▶ Aim: Leave the pictures out. Return all other data exactly.

▶ Dataset section:
>> begin

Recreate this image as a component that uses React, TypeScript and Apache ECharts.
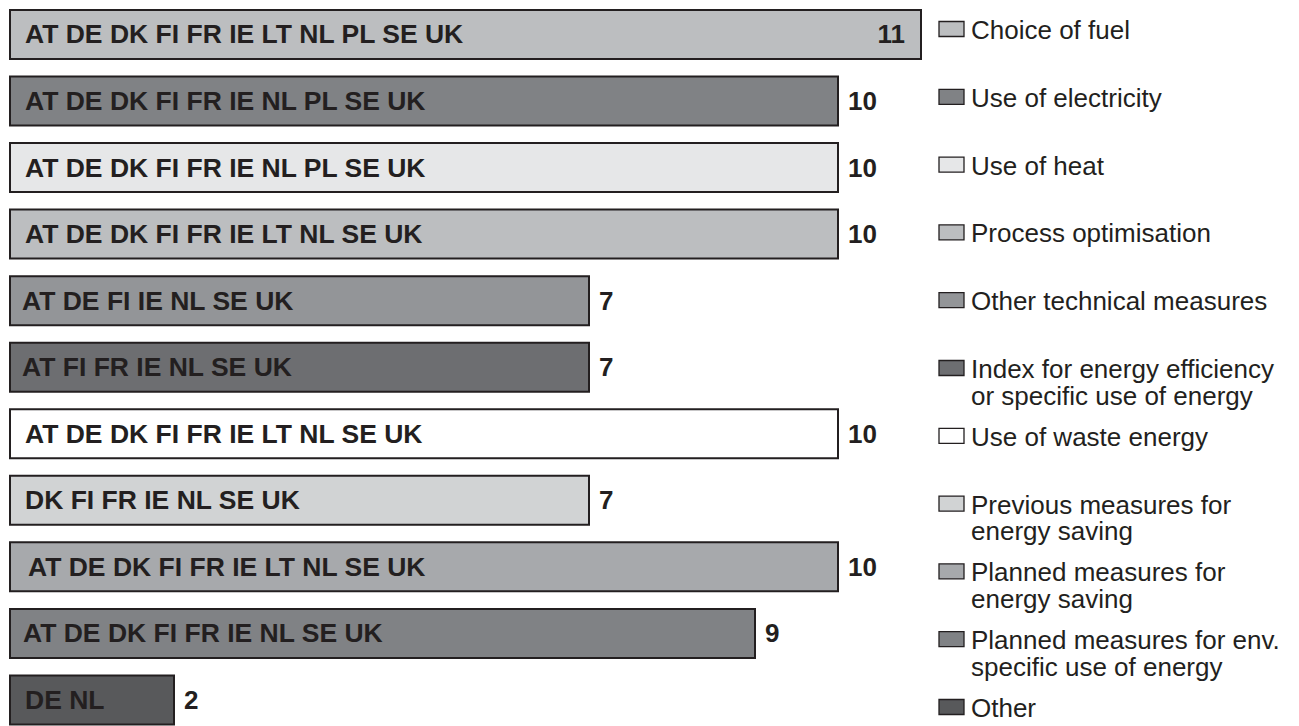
import React, { useEffect, useRef } from "react";
import * as echarts from "echarts";

const categories = [
  "Choice of fuel",
  "Use of electricity",
  "Use of heat",
  "Process optimisation",
  "Other technical measures",
  "Index for energy efficiency or specific use of energy",
  "Use of waste energy",
  "Previous measures for energy saving",
  "Planned measures for energy saving",
  "Planned measures for env. specific use of energy",
  "Other",
];

const legendLabels = [
  "Choice of fuel",
  "Use of electricity",
  "Use of heat",
  "Process optimisation",
  "Other technical measures",
  "Index for energy efficiency\nor specific use of energy",
  "Use of waste energy",
  "Previous measures for\nenergy saving",
  "Planned measures for\nenergy saving",
  "Planned measures for env.\nspecific use of energy",
  "Other",
];

const countries = [
  "AT DE DK FI FR IE LT NL PL SE UK",
  "AT DE DK FI FR IE NL PL SE UK",
  "AT DE DK FI FR IE NL PL SE UK",
  "AT DE DK FI FR IE LT NL SE UK",
  "AT DE FI IE NL SE UK",
  "AT FI FR IE NL SE UK",
  "AT DE DK FI FR IE LT NL SE UK",
  "DK FI FR IE NL SE UK",
  "AT DE DK FI FR IE LT NL SE UK",
  "AT DE DK FI FR IE NL SE UK",
  "DE NL",
];

const values = [11, 10, 10, 10, 7, 7, 10, 7, 10, 9, 2];

const colors = [
  "#bcbec0",
  "#808285",
  "#e6e7e8",
  "#bcbec0",
  "#939598",
  "#6d6e71",
  "#ffffff",
  "#d1d3d4",
  "#a7a9ac",
  "#808285",
  "#58595b",
];

const labelOffsets = [16, 16, 16, 16, 13, 13, 16, 16, 19, 14, 16];

const FONT = "'Liberation Sans', Arial, Helvetica, sans-serif";
const DARK = "#231f20";

export default function App() {
  const ref = useRef<HTMLDivElement>(null);

  useEffect(() => {
    if (!ref.current) return;
    const chart = echarts.init(ref.current, undefined, { renderer: "svg" });

    const legendX = 939;
    const legendTop = 29;
    const legendPitch = 67.8;
    const lineH = 26.5;

    const graphic: any[] = [];
    legendLabels.forEach((lab, i) => {
      const cy = legendTop + legendPitch * i;
      graphic.push({
        type: "rect",
        shape: { x: legendX, y: cy - 7.5, width: 25, height: 15 },
        style: { fill: colors[i], stroke: DARK, lineWidth: 1.3 },
      });
      lab.split("\n").forEach((line, j) => {
        graphic.push({
          type: "text",
          x: 971,
          y: cy + 1 + j * lineH,
          style: {
            text: line,
            fill: DARK,
            font: `26px ${FONT}`,
            verticalAlign: "middle",
            align: "left",
          },
        });
      });
    });

    chart.setOption({
      animation: false,
      backgroundColor: "#ffffff",
      grid: {
        left: 9,
        top: 1.2,
        width: 913,
        height: 732,
        containLabel: false,
        outerBoundsMode: "none",
      },
      xAxis: {
        type: "value",
        min: 0,
        max: 11,
        show: false,
      },
      yAxis: {
        type: "category",
        data: categories,
        inverse: true,
        show: false,
      },
      series: [
        {
          type: "bar",
          barWidth: 51,
          data: values.map((v, i) => ({
            value: v,
            itemStyle: { color: colors[i] },
            label: { distance: labelOffsets[i] },
          })),
          itemStyle: { borderColor: DARK, borderWidth: 2 },
          label: {
            show: true,
            position: "insideLeft",
            formatter: (p: any) => countries[p.dataIndex],
            color: DARK,
            fontFamily: FONT,
            fontWeight: "bold",
            fontSize: 26.5,
          },
          silent: true,
        },
        {
          type: "bar",
          barWidth: 51,
          barGap: "-100%",
          data: values.map((v, i) => ({
            value: v,
            label:
              i === 0
                ? { position: "insideRight", distance: 17 }
                : { position: "right", distance: 9 },
          })),
          itemStyle: { color: "transparent", borderWidth: 0 },
          label: {
            show: true,
            formatter: (p: any) => String(p.value),
            color: DARK,
            fontFamily: FONT,
            fontWeight: "bold",
            fontSize: 26,
          },
          silent: true,
          z: 3,
        },
      ],
      graphic,
    });

    return () => chart.dispose();
  }, []);

  return (
    <div
      ref={ref}
      style={{ position: "fixed", left: 0, top: 0, width: 1299, height: 726 }}
    />
  );
}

>> end

▶ Finished task:
Recreate this image as a component that uses React, TypeScript and Apache ECharts.
import React, { useEffect, useRef } from "react";
import * as echarts from "echarts";

const categories = [
  "Choice of fuel",
  "Use of electricity",
  "Use of heat",
  "Process optimisation",
  "Other technical measures",
  "Index for energy efficiency or specific use of energy",
  "Use of waste energy",
  "Previous measures for energy saving",
  "Planned measures for energy saving",
  "Planned measures for env. specific use of energy",
  "Other",
];

const legendLabels = [
  "Choice of fuel",
  "Use of electricity",
  "Use of heat",
  "Process optimisation",
  "Other technical measures",
  "Index for energy efficiency\nor specific use of energy",
  "Use of waste energy",
  "Previous measures for\nenergy saving",
  "Planned measures for\nenergy saving",
  "Planned measures for env.\nspecific use of energy",
  "Other",
];

const countries = [
  "AT DE DK FI FR IE LT NL PL SE UK",
  "AT DE DK FI FR IE NL PL SE UK",
  "AT DE DK FI FR IE NL PL SE UK",
  "AT DE DK FI FR IE LT NL SE UK",
  "AT DE FI IE NL SE UK",
  "AT FI FR IE NL SE UK",
  "AT DE DK FI FR IE LT NL SE UK",
  "DK FI FR IE NL SE UK",
  "AT DE DK FI FR IE LT NL SE UK",
  "AT DE DK FI FR IE NL SE UK",
  "DE NL",
];

const values = [11, 10, 10, 10, 7, 7, 10, 7, 10, 9, 2];

const colors = [
  "#bcbec0",
  "#808285",
  "#e6e7e8",
  "#bcbec0",
  "#939598",
  "#6d6e71",
  "#ffffff",
  "#d1d3d4",
  "#a7a9ac",
  "#808285",
  "#58595b",
];

const labelOffsets = [16, 16, 16, 16, 13, 13, 16, 16, 19, 14, 16];

const FONT = "'Liberation Sans', Arial, Helvetica, sans-serif";
const DARK = "#231f20";

export default function App() {
  const ref = useRef<HTMLDivElement>(null);

  useEffect(() => {
    if (!ref.current) return;
    const chart = echarts.init(ref.current, undefined, { renderer: "svg" });

    const legendX = 939;
    const legendTop = 29;
    const legendPitch = 67.8;
    const lineH = 26.5;

    const graphic: any[] = [];
    legendLabels.forEach((lab, i) => {
      const cy = legendTop + legendPitch * i;
      graphic.push({
        type: "rect",
        shape: { x: legendX, y: cy - 7.5, width: 25, height: 15 },
        style: { fill: colors[i], stroke: DARK, lineWidth: 1.3 },
      });
      lab.split("\n").forEach((line, j) => {
        graphic.push({
          type: "text",
          x: 971,
          y: cy + 1 + j * lineH,
          style: {
            text: line,
            fill: DARK,
            font: `26px ${FONT}`,
            verticalAlign: "middle",
            align: "left",
          },
        });
      });
    });

    chart.setOption({
      animation: false,
      backgroundColor: "#ffffff",
      grid: {
        left: 9,
        top: 1.2,
        width: 913,
        height: 732,
        containLabel: false,
        outerBoundsMode: "none",
      },
      xAxis: {
        type: "value",
        min: 0,
        max: 11,
        show: false,
      },
      yAxis: {
        type: "category",
        data: categories,
        inverse: true,
        show: false,
      },
      series: [
        {
          type: "bar",
          barWidth: 51,
          data: values.map((v, i) => ({
            value: v,
            itemStyle: { color: colors[i] },
            label: { distance: labelOffsets[i] },
          })),
          itemStyle: { borderColor: DARK, borderWidth: 2 },
          label: {
            show: true,
            position: "insideLeft",
            formatter: (p: any) => countries[p.dataIndex],
            color: DARK,
            fontFamily: FONT,
            fontWeight: "bold",
            fontSize: 26.5,
          },
          silent: true,
        },
        {
          type: "bar",
          barWidth: 51,
          barGap: "-100%",
          data: values.map((v, i) => ({
            value: v,
            label:
              i === 0
                ? { position: "insideRight", distance: 17 }
                : { position: "right", distance: 9 },
          })),
          itemStyle: { color: "transparent", borderWidth: 0 },
          label: {
            show: true,
            formatter: (p: any) => String(p.value),
            color: DARK,
            fontFamily: FONT,
            fontWeight: "bold",
            fontSize: 26,
          },
          silent: true,
          z: 3,
        },
      ],
      graphic,
    });

    return () => chart.dispose();
  }, []);

  return (
    <div
      ref={ref}
      style={{ position: "fixed", left: 0, top: 0, width: 1299, height: 726 }}
    />
  );
}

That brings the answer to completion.